Garden centres to blame for poor rose promotion, according to speakers at meeting of HTA's British Rose Group

Garden retailers are to blame for rose sales not increasing as much as they should be, the HTA's British Rose Group (BRG) heard recently at David Austin Roses in Albrighton, Shropshire.

More than 30 rose growers and retailers, including representatives from Pococks Roses, Fryers Roses, Handley Rose Nurseries, CW Groves & Sons, David Austin Roses, Wych Cross Nurseries, Country Garden Plant Centre, John Woods Nurseries, Aylett Nurseries, Whartons Nurseries, Secretts Garden Centre, Parkside Nursery and Curbishleys Roses, attended the meeting to discuss plans for promoting roses in 2010 and tour the plant centre, nursery and rose garden at David Austin Roses.

Growers and retailers reported a good year for the sales of roses — particularly by those who had put effort into creating dedicated displays. Ayletts Nurseries used the HTA's Plant of the Month point of sale materials to provide a display — which resulted in a 12 per cent increase in sales for June (and 23 per cent year-to-date). Fryers bought new bed cards and stronger bed ends which along with their promotion of the rose of the year and tours of their nurseries, helped them to achieve a 24 per cent uplift in sales in the year-to-date.

David Austin Roses said its events programme including regular pruning demonstrations, design days, mixed planting workshops and tours of their greenhouses and rose garden helped sales.

But the group agreed that garden centres could sell more roses if garden centre staff kept better care of them.

They said specialist independent garden centres have the expertise to give roses the attention they need but some of the larger outlets and chains do not and as a result their rose displays look very poor.

Pococks Roses owner Stuart Pocock said: "It is essential that garden centres look after their roses so that the public see them in the very best condition and are encouraged to buy them."
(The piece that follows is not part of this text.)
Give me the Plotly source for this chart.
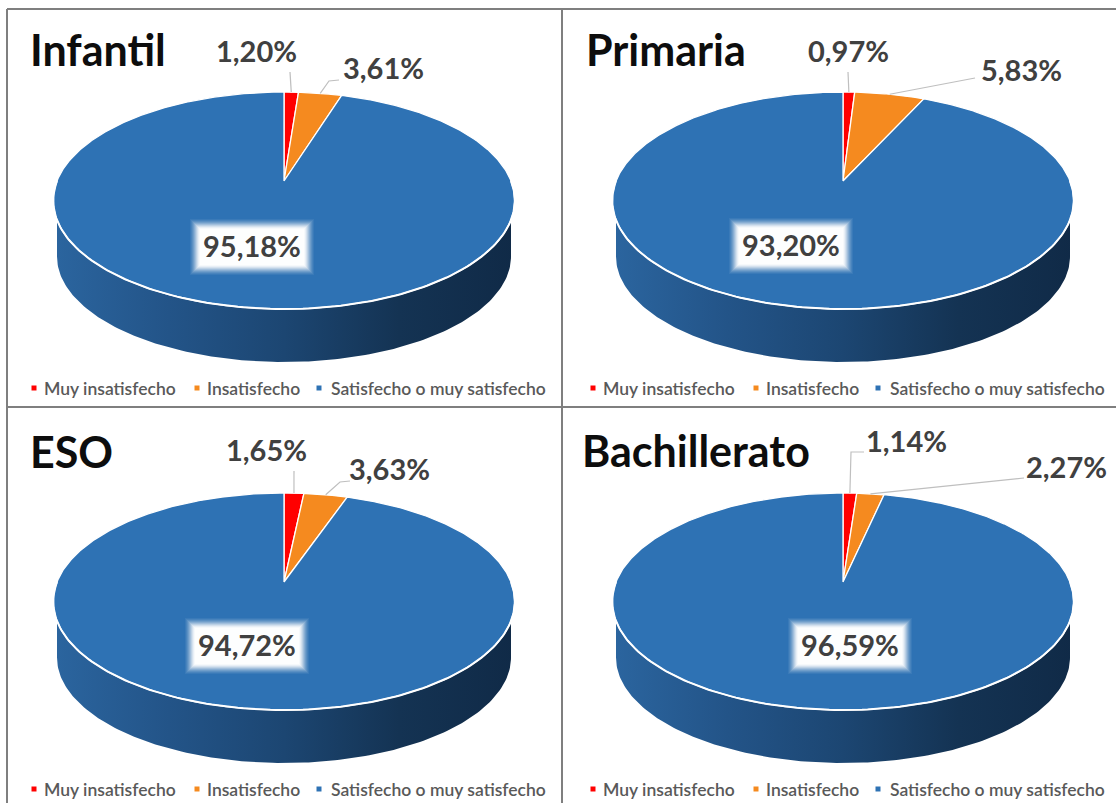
import numpy as np
import plotly.graph_objects as go

W, H = 1116, 803

titles = ["Infantil", "Primaria", "ESO", "Bachillerato"]
categories = ["Muy insatisfecho", "Insatisfecho", "Satisfecho o muy satisfecho"]
infantil = [1.20, 3.61, 95.18]
primaria = [0.97, 5.83, 93.20]
eso = [1.65, 3.63, 94.72]
bachillerato = [1.14, 2.27, 96.59]
series = [infantil, primaria, eso, bachillerato]

colors = ["#ff0000", "#f58a1f", "#2e72b4"]
FONT = "Lato"
TXT = "#404040"

# layout of each panel, in pixels
panels = [
    dict(x0=0, x1=562, y0=0, y1=407, cx=284, cy=181),
    dict(x0=562, x1=W, y0=0, y1=407, cx=843, cy=181),
    dict(x0=0, x1=562, y0=407, y1=H, cx=284, cy=582),
    dict(x0=562, x1=W, y0=407, y1=H, cx=843, cy=582),
]
title_pos = [(28, 49), (584, 49), (28, 451), (580, 450)]
small_pos = [[(256, 50), (383, 67)], [(848, 50), (1021, 69)], [(266, 449), (389, 468)], [(906, 440), (1066, 466)]]
big_pos = [(252, 245), (791, 244), (247, 644), (850, 644)]
glow_pos = [(252, 247), (791, 246), (247, 646), (850, 646)]
leaders = [
    [[(290, 72)], [(329, 81), (339, 80)]],
    [[(848, 72)], [(975, 78)]],
    [[(294, 471)], [(340, 482), (350, 481)]],
    [[(851, 452), (864, 452)], [(1024, 478)]],
]

# perspective of the pie's top face
K, RX, RY = 0.18, 227.0, 105.0
WALL_DY, WALL_RX, WALL_RY = 56.0, 227.0, 105.5
ELL_Y = -19.5


def project(theta):
    u, v = np.sin(theta), np.cos(theta)
    w = 1 + K * v
    return RX * u / w, RY * v / w


fig = go.Figure()
layout = {}
shapes = []
annotations = []


def px(x):
    return x / W


def py(y):
    return 1 - y / H


for i, (p, vals) in enumerate(zip(panels, series)):
    n = "" if i == 0 else str(i + 1)
    xa, ya = f"x{n}", f"y{n}"
    layout[f"xaxis{n}"] = dict(domain=[px(p["x0"]), px(p["x1"])], range=[p["x0"] - p["cx"], p["x1"] - p["cx"]],
                               visible=False, fixedrange=True, anchor=ya)
    layout[f"yaxis{n}"] = dict(domain=[py(p["y1"]), py(p["y0"])], range=[p["cy"] - p["y1"], p["cy"] - p["y0"]],
                               visible=False, fixedrange=True, anchor=xa)

    def dx(x):
        return x - p["cx"]

    def dy(y):
        return p["cy"] - y

    # side wall
    t = np.linspace(np.pi, 2 * np.pi, 160)
    lx = WALL_RX * np.cos(t)
    ly = ELL_Y - WALL_DY + WALL_RY * np.sin(t)
    ut = np.linspace(np.pi / 2, 3 * np.pi / 2, 160)
    ux, uy = project(ut)
    fig.add_trace(go.Scatter(
        x=np.concatenate([lx, ux]), y=np.concatenate([ly, uy]), xaxis=xa, yaxis=ya,
        mode="lines", line=dict(width=0), fill="toself", hoverinfo="skip", showlegend=False,
        fillgradient=dict(type="horizontal", colorscale=[[0, "#2b659f"], [0.25, "#235488"], [0.5, "#1c4672"],
                                                         [0.75, "#143353"], [1, "#102a47"]]),
    ))

    # top face slices
    start = 0.0
    mids = []
    for j, v in enumerate(vals):
        end = start + v / sum(vals) * 2 * np.pi
        arc = np.linspace(start, end, max(4, int(v * 6)))
        ax, ay = project(arc)
        fig.add_trace(go.Scatter(
            x=np.concatenate([[0], ax, [0]]), y=np.concatenate([[0], ay, [0]]), xaxis=xa, yaxis=ya,
            mode="lines", line=dict(color="white", width=1.3), fill="toself", fillcolor=colors[j],
            hoverinfo="skip", showlegend=False, name=categories[j],
        ))
        mids.append((start + end) / 2)
        start = end

    # brighter rim on the front edge
    fig.add_trace(go.Scatter(x=ux, y=uy, xaxis=xa, yaxis=ya, mode="lines",
                             line=dict(color="white", width=2), hoverinfo="skip", showlegend=False))

    # labels
    for j, v in enumerate(vals):
        text = f"{v:.2f}%".replace(".", ",")
        if j < 2:
            x, y = small_pos[i][j]
            mx, my = project(mids[j])
            pts = leaders[i][j]
            fig.add_trace(go.Scatter(
                x=[mx] + [dx(a) for a, b in pts], y=[my] + [dy(b) for a, b in pts], xaxis=xa, yaxis=ya,
                mode="lines", line=dict(color="#bfbfbf", width=1.2), hoverinfo="skip", showlegend=False,
            ))
        else:
            x, y = big_pos[i]
            gx, gy = glow_pos[i]
            for pad, op in [(14, .06), (13, .08), (12, .1), (11, .13), (10, .17), (9, .22), (8, .28),
                            (7, .36), (6, .46), (5, .6), (4, .8)]:
                shapes.append(dict(type="rect", xref=xa, yref=ya, layer="above", line=dict(width=0),
                                   fillcolor="white", opacity=op,
                                   x0=dx(gx - 48 - pad), x1=dx(gx + 48 + pad),
                                   y0=dy(gy - 14 - pad), y1=dy(gy + 14 + pad)))
        annotations.append(dict(text=f"<b>{text}</b>", x=dx(x), y=dy(y), xref=xa, yref=ya, showarrow=False,
                                xanchor="center", yanchor="middle",
                                font=dict(family=FONT, size=29, color=TXT)))

    # title
    tx, ty = title_pos[i]
    annotations.append(dict(text=f"<b>{titles[i]}</b>", x=dx(tx), y=dy(ty), xref=xa, yref=ya, showarrow=False,
                            xanchor="left", yanchor="middle", font=dict(family=FONT, size=43, color="#0d0d0d")))

    # legend row
    for j, (mk, tk) in enumerate([(-250, -242), (-87, -79), (35, 45)]):
        fig.add_trace(go.Scatter(
            x=[mk], y=[-207], xaxis=xa, yaxis=ya, mode="markers",
            marker=dict(symbol="square", size=5, color=colors[j]), hoverinfo="skip", showlegend=False,
        ))
        annotations.append(dict(text=categories[j], x=tk, y=-207, xref=xa, yref=ya, showarrow=False,
                                xanchor="left", yanchor="middle",
                                font=dict(family=FONT, size=17.5, color="#595959", weight=600)))

# panel frame
frame = [(7, 9, W, 9), (7, 9, 7, H), (562, 9, 562, H), (7, 407, W, 407)]
for a, b, c, d in frame:
    shapes.append(dict(type="line", xref="paper", yref="paper", layer="above",
                       x0=px(a), x1=px(c), y0=py(b), y1=py(d), line=dict(color="#7f7f7f", width=2)))

fig.update_layout(width=W, height=H, margin=dict(l=0, r=0, t=0, b=0), paper_bgcolor="white", plot_bgcolor="white",
                  showlegend=False, shapes=shapes, annotations=annotations, **layout)
fig.write_html("out.html", config={"displayModeBar": False},
               post_script="document.body.style.margin='0';document.documentElement.style.overflow='hidden';")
Wharton Roses representative Carl Wilson said growers have a role in helping to educate garden retailers and he advocates the use of a simple ‘how to care' leaflet attached to every trolley that goes out to emphasise the point.

HTA business development director Tim Briercliffe said the BRG would calculate the added sales (versus the cost) that could be achieved by retailers that put in the effort on spraying and maintenance.

Wych Cross Nurseries representative John Paisley said: "We need to provide the public with a realistic view of roses. They can be challenging but they are definitely worth it. It is our responsibility to provide the consumer with the information and confidence to buy roses."

Wych Cross Nurseries use displays of single species of rose to produce focal points and also list last years top 20 sellers, last month's top ten sellers and last weeks top five sellers which help customers to make confident purchases.

The group felt that the majority of garden writers continue to focus on the old varieties of roses and that more should be done to promote the new varieties, especially the Gold Standard roses. This would help create demand from consumers for new varieties encouraging more garden centres to update their own stock lists.

The group came up with a number of ideas for promotions in 2010 alongside the continuing show activity:

  • Continued development and promotion of the Rose Locator, which lists 1,500 rose varieties and includes listings of suppliers to the public
  • Production of a merchandising guide for retailers with ideas on the best ways to focus on roses
  • A media day in spring 2010 on roses to highlight the new varieties available
  • A media campaign aimed at the marginal gardener — based on the nostalgia and romance of the rose
  • Highlight the versatility of the rose
  • With grow your own likely to continue as a key theme in 2010 there is the opportunity to promote the rose as a centre piece within a kitchen garden.
  • With smaller gardens people are looking for ideas of what to plant alongside roses so consider a companion planting display.
  • Maximise the opportunities presented by celebration roses, living gift displays and value added roses in pots.